The tragedy of Orpheus and Eurydice

Many of the Greek myths are tragic either in their journey or in their ending - the story of Orpheus and Eurydice is no exception. The tale begs us to ask the questions: what would a man do to save the one he loves, and how strong is your faith?

Orpheus was the son of the Muse Calliope (the patron of epic poetry) and Oeagrus, a king of Thrace (other versions give Apollo). According to some legends, Apollo gave Orpheus his first lyre. Orpheus was gifted with superhuman singing ability - when he sang out, wild beats lay still and rocks would roll to him and lay at his feet. One day, a beautiful maiden named Eurydice caught his eye and he knew then and there she would be his bride.
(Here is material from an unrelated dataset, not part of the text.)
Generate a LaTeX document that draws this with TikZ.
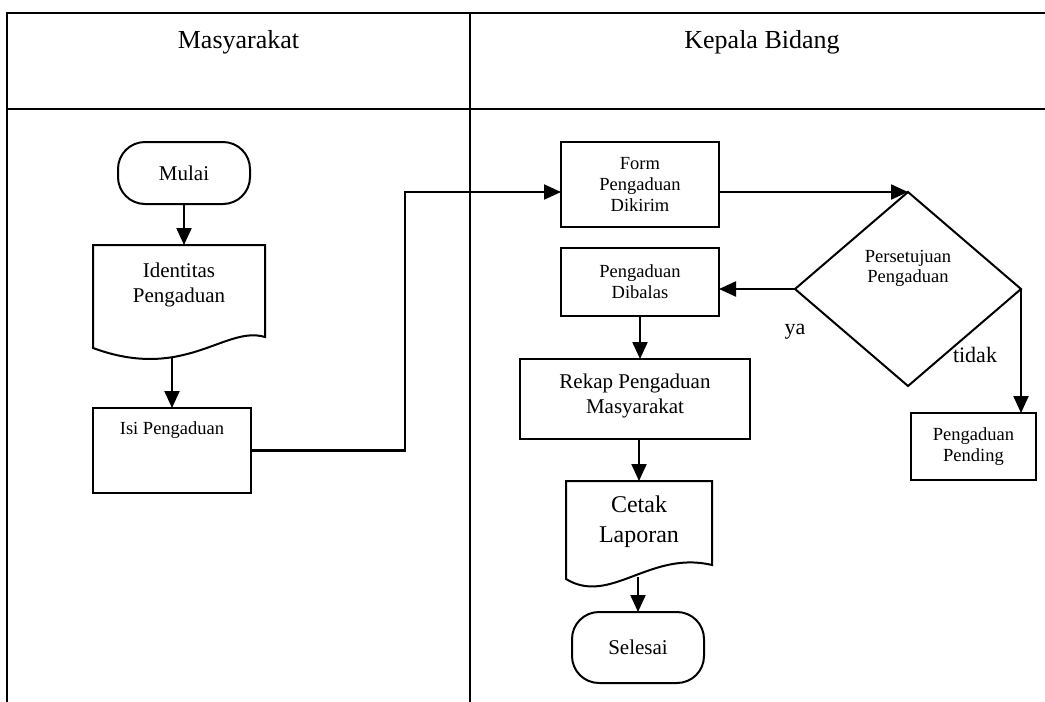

On their wedding day, all of nature burst in the bloom - it was a truly joyous event. The sun was shinning, the birds were singing and Eurydice was dancing; all was well. Suddenly, Eurydice fell to the ground dead. Orpheus ran to her to find his worst fear realised - his new bride was dead; taken by a snake bite in the tall grass. He put a coin under her tongue as he watched Hermes take her to the underworld.

From that day forward, Orpheus only sang songs of sorrow and woe. When he sang beasts and rocks were driven to tears. His grief was so long and unbearable he had to do something to end the pain. He would win his Eurydice back, even if it cost his life.

Orpheus wandered aimlessly until he finally found an entrance to the underworld. He came before Hades and his queen Persephone asking for an audience. He began to sing for them and the queen of the Underworld was moved to tears. Hades was a cold and pitiless God but couldn't ignore the plight of his queen. She implored Hades to listen to Orpheus' wish to which he did. Orpheus explained the story of that fateful day and only asked for his beloved to be returned to him. Hades agreed and would allow Eurydice to the upper world on 1 condition - she would walk behind Orpheus until they reached the surface. If Orpheus looked behind his shoulder even once, Eurydice would return to the underworld.

Overjoyed, Orpheus ran to the stairs and began to climb with the utmost enthusiasm. After a time, doubt began to crawl into his mind. The footsteps he heard, were they really the footsteps of his beloved Eurydice? What if Hades had tricked him? Doubt clawed at him mercilessly to the point where he could no longer bear it. Just before they reached the surface, Orpheus turned to look behind him - he saw her beautiful face. She smiled at him for the briefest of moments before Hermes appeared at her side and returned her to the underworld. He had just about reached the surface, only to lose the love of his life yet again because of his lack of faith.

Alone at the surface, Orpheus sang out his sorrows for he would never again find joy. One day he was singing yet another song out of grief when a group of banshees came across his path. They were so loud and reckless that they couldn't hear the beautiful yet sorrowful songs of Orpheus. Enraged that he refused to participate in their debauchery, they ripped his body to shreds and threw the pieces into the river.

If anyone passed by that troubled river, they would her the silvery melodic voice of the ghost of Orpheus.